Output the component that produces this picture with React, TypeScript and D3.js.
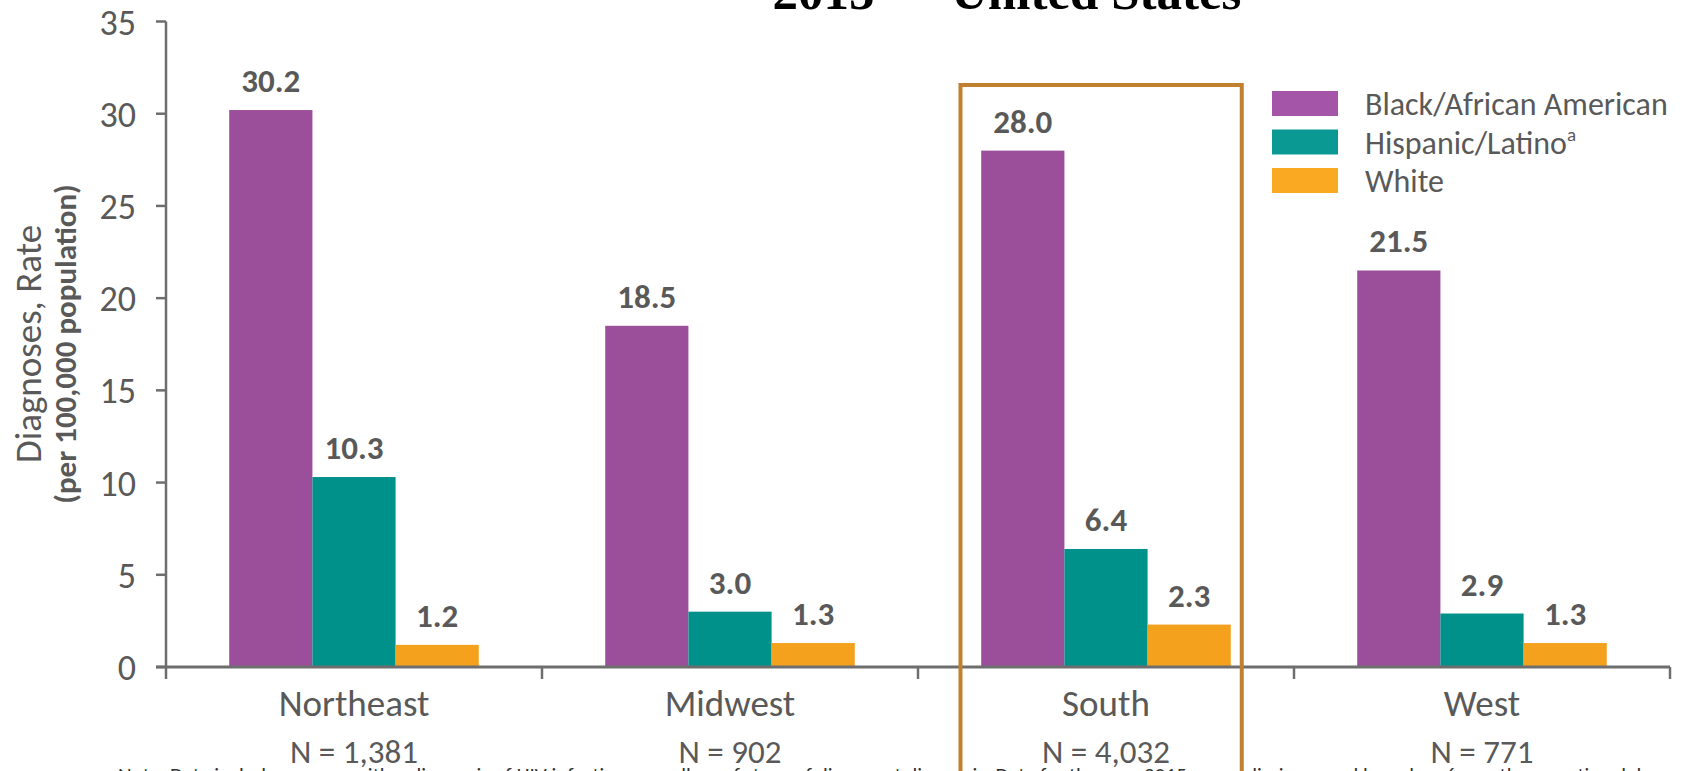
import React from "react";
import * as d3 from "d3";

const regions = ["Northeast", "Midwest", "South", "West"];
const regionN = ["N = 1,381", "N = 902", "N = 4,032", "N = 771"];
const seriesKeys = ["black", "hispanic", "white"];
const seriesNames = ["Black/African American", "Hispanic/Latino", "White"];
const blackValues = [30.2, 18.5, 28.0, 21.5];
const hispanicValues = [10.3, 3.0, 6.4, 2.9];
const whiteValues = [1.2, 1.3, 2.3, 1.3];
const yTicks = [0, 5, 10, 15, 20, 25, 30, 35];
const highlightedRegion = "South";
const titleText = "2015 \u2014 United States";
const footnoteText =
  "Note. Data include persons with a diagnosis of HIV infection regardless of stage of disease at diagnosis. Data for the year 2015 are preliminary and based on 6 months reporting delay.";

const barColors = ["#9B4E9A", "#00918B", "#F4A11E"];
const legendColors = ["#A555A8", "#0A9A93", "#F9A922"];
const axisColor = "#6E6E6E";
const textColor = "#595959";
const boxColor = "#C0802F";
const FONT = "Calibri, Carlito, Lato, sans-serif";

export default function App() {
  const W = 1682;
  const H = 771;
  const x0 = d3.scaleBand<string>().domain(regions).range([166, 1670]).padding(0);
  const x1 = d3
    .scaleBand<string>()
    .domain(seriesKeys)
    .range([0, x0.bandwidth()])
    .paddingInner(0)
    .paddingOuter(0.76);
  const y = d3.scaleLinear().domain([0, 35]).range([667, 21.5]);
  const valuesBySeries = [blackValues, hispanicValues, whiteValues];

  const data = regions.map((r, i) => ({
    region: r,
    vals: seriesKeys.map((k, j) => ({ key: k, value: valuesBySeries[j][i], color: barColors[j] })),
  }));

  const axisRight = x0.range()[1];
  const hx = x0(highlightedRegion)!;

  return (
    <svg
      width={W}
      height={H}
      style={{ position: "absolute", left: 0, top: 0, background: "#fff" }}
      fontFamily={FONT}
    >
      {/* title (cut off at top) */}
      <text
        x={1007}
        y={9}
        textAnchor="middle"
        fontFamily="'Liberation Serif', 'Times New Roman', serif"
        fontWeight="bold"
        fontSize={51}
        fill="#000"
      >
        {titleText}
      </text>

      {/* y axis title */}
      <g transform={`translate(41, 344) rotate(-90)`}>
        <text textAnchor="middle" fontSize={37} fill={textColor}>
          Diagnoses, Rate
        </text>
      </g>
      <g transform={`translate(76, 344) rotate(-90)`}>
        <text textAnchor="middle" fontSize={31} fontWeight="bold" fill={textColor}>
          (per 100,000 population)
        </text>
      </g>

      {/* bars */}
      {data.map((d) => (
        <g key={d.region} transform={`translate(${x0(d.region)},0)`}>
          {d.vals.map((v) => (
            <g key={v.key}>
              <rect
                x={x1(v.key)}
                y={y(v.value)}
                width={x1.bandwidth()}
                height={y(0) - y(v.value)}
                fill={v.color}
              />
              <text
                x={x1(v.key)! + x1.bandwidth() / 2}
                y={y(v.value) - 18}
                textAnchor="middle"
                fontSize={33}
                fontWeight="bold"
                fill={textColor}
              >
                {v.value.toFixed(1)}
              </text>
            </g>
          ))}
        </g>
      ))}

      {/* y axis */}
      <line x1={166} x2={166} y1={y(35)} y2={y(0) + 12} stroke={axisColor} strokeWidth={2.5} />
      {yTicks.map((t) => (
        <g key={t}>
          <line x1={156} x2={166} y1={y(t)} y2={y(t)} stroke={axisColor} strokeWidth={2.5} />
          <text x={136} y={y(t) + 13} textAnchor="end" fontSize={36} fill={textColor}>
            {t}
          </text>
        </g>
      ))}

      {/* x axis */}
      <line x1={156} x2={axisRight} y1={y(0)} y2={y(0)} stroke={axisColor} strokeWidth={3} />
      {regions.map((r) => (
        <line
          key={"t" + r}
          x1={x0(r)! + x0.bandwidth()}
          x2={x0(r)! + x0.bandwidth()}
          y1={y(0)}
          y2={y(0) + 12}
          stroke={axisColor}
          strokeWidth={2.5}
        />
      ))}
      {regions.map((r, i) => (
        <g key={"l" + r}>
          <text
            x={x0(r)! + x0.bandwidth() / 2}
            y={716}
            textAnchor="middle"
            fontSize={37}
            fill={textColor}
          >
            {r}
          </text>
          <text
            x={x0(r)! + x0.bandwidth() / 2}
            y={763}
            textAnchor="middle"
            fontSize={33}
            fill={textColor}
          >
            {regionN[i]}
          </text>
        </g>
      ))}

      {/* highlight box */}
      <rect
        x={hx + x0.bandwidth() * 0.113}
        y={85}
        width={x0.bandwidth() * 0.748}
        height={760}
        fill="none"
        stroke={boxColor}
        strokeWidth={4}
      />

      {/* legend */}
      {seriesNames.map((name, i) => (
        <g key={name} transform={`translate(1272, ${91 + i * 38.5})`}>
          <rect x={0} y={0} width={66} height={25} fill={legendColors[i]} />
          <text x={93} y={24} fontSize={32} fill={textColor}>
            {name}
            {i === 1 ? (
              <tspan fontSize={19} dy={-13}>
                a
              </tspan>
            ) : null}
          </text>
        </g>
      ))}

      {/* footnote (cut off at bottom) */}
      <text x={118} y={782} fontSize={21} fill="#333">
        {footnoteText}
      </text>
    </svg>
  );
}
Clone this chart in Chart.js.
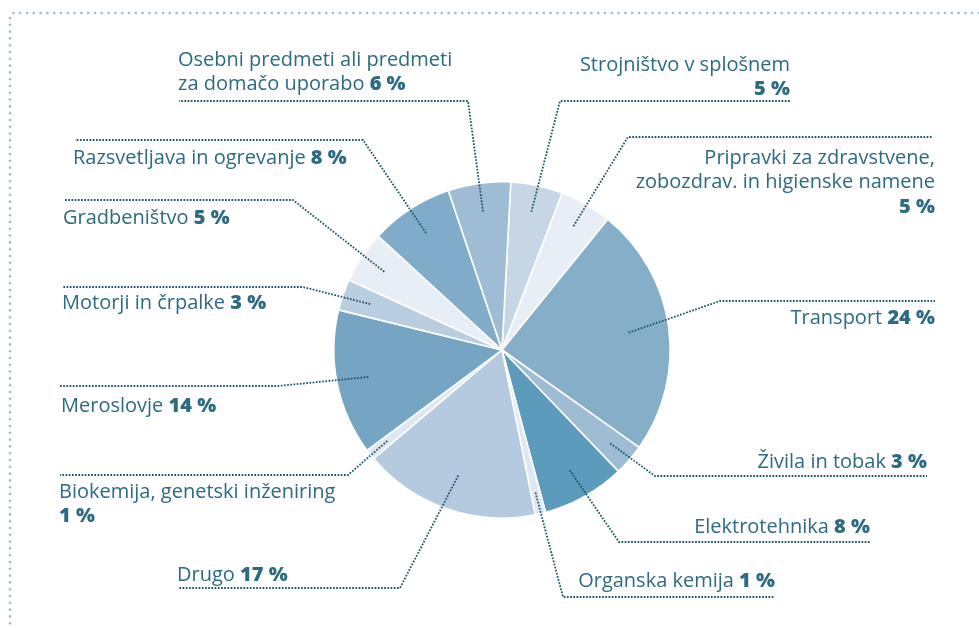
<!DOCTYPE html>
<html>
<head>
<meta charset="utf-8">
<script src="https://cdn.jsdelivr.net/npm/chart.js@4/dist/chart.umd.min.js"></script>
<style>
  html, body { margin: 0; padding: 0; background: #fff; }
  canvas { display: block; }
</style>
</head>
<body>
<canvas id="pieChart" width="979" height="628"></canvas>
<script>
// data, clockwise from 12 o'clock
var categories = [
  'Strojništvo v splošnem',
  'Pripravki za zdravstvene, zobozdrav. in higienske namene',
  'Transport',
  'Živila in tobak',
  'Elektrotehnika',
  'Organska kemija',
  'Drugo',
  'Biokemija, genetski inženiring',
  'Meroslovje',
  'Motorji in črpalke',
  'Gradbeništvo',
  'Razsvetljava in ogrevanje',
  'Osebni predmeti ali predmeti za domačo uporabo'
];
var shares = [5, 5, 24, 3, 8, 1, 17, 1, 14, 3, 5, 8, 6];

// how the names wrap; the percentage goes after the last line
var labelLines = [
  ['Strojništvo v splošnem', ''],
  ['Pripravki za zdravstvene,', 'zobozdrav. in higienske namene', ''],
  ['Transport'],
  ['Živila in tobak'],
  ['Elektrotehnika'],
  ['Organska kemija'],
  ['Drugo'],
  ['Biokemija, genetski inženiring', ''],
  ['Meroslovje'],
  ['Motorji in črpalke'],
  ['Gradbeništvo'],
  ['Razsvetljava in ogrevanje'],
  ['Osebni predmeti ali predmeti', 'za domačo uporabo']
];

var sliceColors = [
  '#c6d6e4', '#e7eef5', '#85aec9', '#9ebcd3', '#5c9bbb', '#dfe8f1', '#b5cadf',
  '#dfe8f1', '#75a5c3', '#b9cee0', '#e7eef5', '#81acc9', '#9ebcd3'
];

// leader line layout: depth = where the dotted line starts inside the slice (share of radius),
// elbow = bend point, end = x where the horizontal run stops, text = first line position
var labelLayout = [
  { depth: 0.84, elbow: [560, 101], end: 791, align: 'right', tx: 790, ty: 65 },
  { depth: 0.85, elbow: [628, 137], end: 933, align: 'right', tx: 935, ty: 158 },
  { depth: 0.76, elbow: [720, 301], end: 935, align: 'right', tx: 935, ty: 318 },
  { depth: 0.85, elbow: [655, 476], end: 927, align: 'right', tx: 927, ty: 462 },
  { depth: 0.82, elbow: [619, 542], end: 870, align: 'right', tx: 870, ty: 527 },
  { depth: 0.87, elbow: [563, 597], end: 774, align: 'right', tx: 775, ty: 581 },
  { depth: 0.79, elbow: [400, 588], end: 178, align: 'left', tx: 177, ty: 575 },
  { depth: 0.87, elbow: [348, 475], end: 60, align: 'left', tx: 59, ty: 492 },
  { depth: 0.81, elbow: [278, 386], end: 60, align: 'left', tx: 61, ty: 406 },
  { depth: 0.83, elbow: [303, 287], end: 62, align: 'left', tx: 62, ty: 303 },
  { depth: 0.84, elbow: [293, 200], end: 65, align: 'left', tx: 63, ty: 218 },
  { depth: 0.83, elbow: [363, 140], end: 75, align: 'left', tx: 73, ty: 158 },
  { depth: 0.83, elbow: [468, 101], end: 179, align: 'left', tx: 178, ty: 60 }
];

var textColor = '#2c6b81';
var leaderColor = '#1b5469';
var frameColor = '#9ab8cf';
var fontFamily = '"Open Sans", sans-serif';
var fontSize = 20;
var lineGap = 24.5;

var leaderPlugin = {
  id: 'leaders',
  afterDraw: function(chart) {
    var ctx = chart.ctx;
    var arcs = chart.getDatasetMeta(0).data;
    ctx.save();

    // dotted frame, top and left
    ctx.strokeStyle = frameColor;
    ctx.lineWidth = 2.6;
    ctx.lineCap = 'round';
    ctx.setLineDash([0, 6.8]);
    ctx.beginPath();
    ctx.moveTo(979, 13);
    ctx.lineTo(12, 13);
    ctx.lineTo(10, 18);
    ctx.lineTo(10, 628);
    ctx.stroke();

    arcs.forEach(function(arc, i) {
      var L = labelLayout[i];
      var mid = (arc.startAngle + arc.endAngle) / 2;
      var r = arc.outerRadius * L.depth;
      var ax = arc.x + Math.cos(mid) * r;
      var ay = arc.y + Math.sin(mid) * r;

      ctx.strokeStyle = leaderColor;
      ctx.lineWidth = 1.8;
      ctx.lineCap = 'butt';
      ctx.setLineDash([1.7, 1.5]);
      ctx.beginPath();
      ctx.moveTo(ax, ay);
      ctx.lineTo(L.elbow[0], L.elbow[1]);
      ctx.lineTo(L.end, L.elbow[1]);
      ctx.stroke();

      // text
      ctx.setLineDash([]);
      ctx.fillStyle = textColor;
      ctx.textBaseline = 'middle';
      ctx.textAlign = 'left';
      var lines = labelLines[i];
      lines.forEach(function(line, k) {
        var y = L.ty + k * lineGap;
        var isLast = k === lines.length - 1;
        var normal = line;
        var bold = isLast ? shares[i] + ' %' : '';
        if (isLast && line !== '') normal = line + ' ';
        ctx.font = fontSize + 'px ' + fontFamily;
        var wn = ctx.measureText(normal).width;
        ctx.font = '800 ' + fontSize + 'px ' + fontFamily;
        var wb = bold ? ctx.measureText(bold).width : 0;
        var x = L.align === 'right' ? L.tx - wn - wb : L.tx;
        ctx.font = fontSize + 'px ' + fontFamily;
        ctx.fillText(normal, x, y);
        if (bold) {
          ctx.font = '800 ' + fontSize + 'px ' + fontFamily;
          ctx.fillText(bold, x + wn, y);
        }
      });
    });

    ctx.restore();
  }
};

var ctx = document.getElementById('pieChart').getContext('2d');
var myChart = new Chart(ctx, {
  type: 'pie',
  data: {
    labels: categories,
    datasets: [{
      data: shares,
      backgroundColor: sliceColors,
      borderColor: '#ffffff',
      borderWidth: 1.6
    }]
  },
  options: {
    responsive: false,
    animation: false,
    rotation: 3,
    layout: { padding: { left: 333, right: 308, top: 181, bottom: 109 } },
    plugins: {
      legend: { display: false },
      tooltip: { enabled: false }
    }
  },
  plugins: [leaderPlugin]
});
</script>
</body>
</html>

━━━━

▶ _Exercise goal_: Exactly and only the lines from the top of the records down to the line containing "import * as" should be transcribed, please, without the pictures.

▶ _Result_:
Output the component that produces this picture with React, TypeScript and D3.js.
import React from "react";
import * as d3 from "d3";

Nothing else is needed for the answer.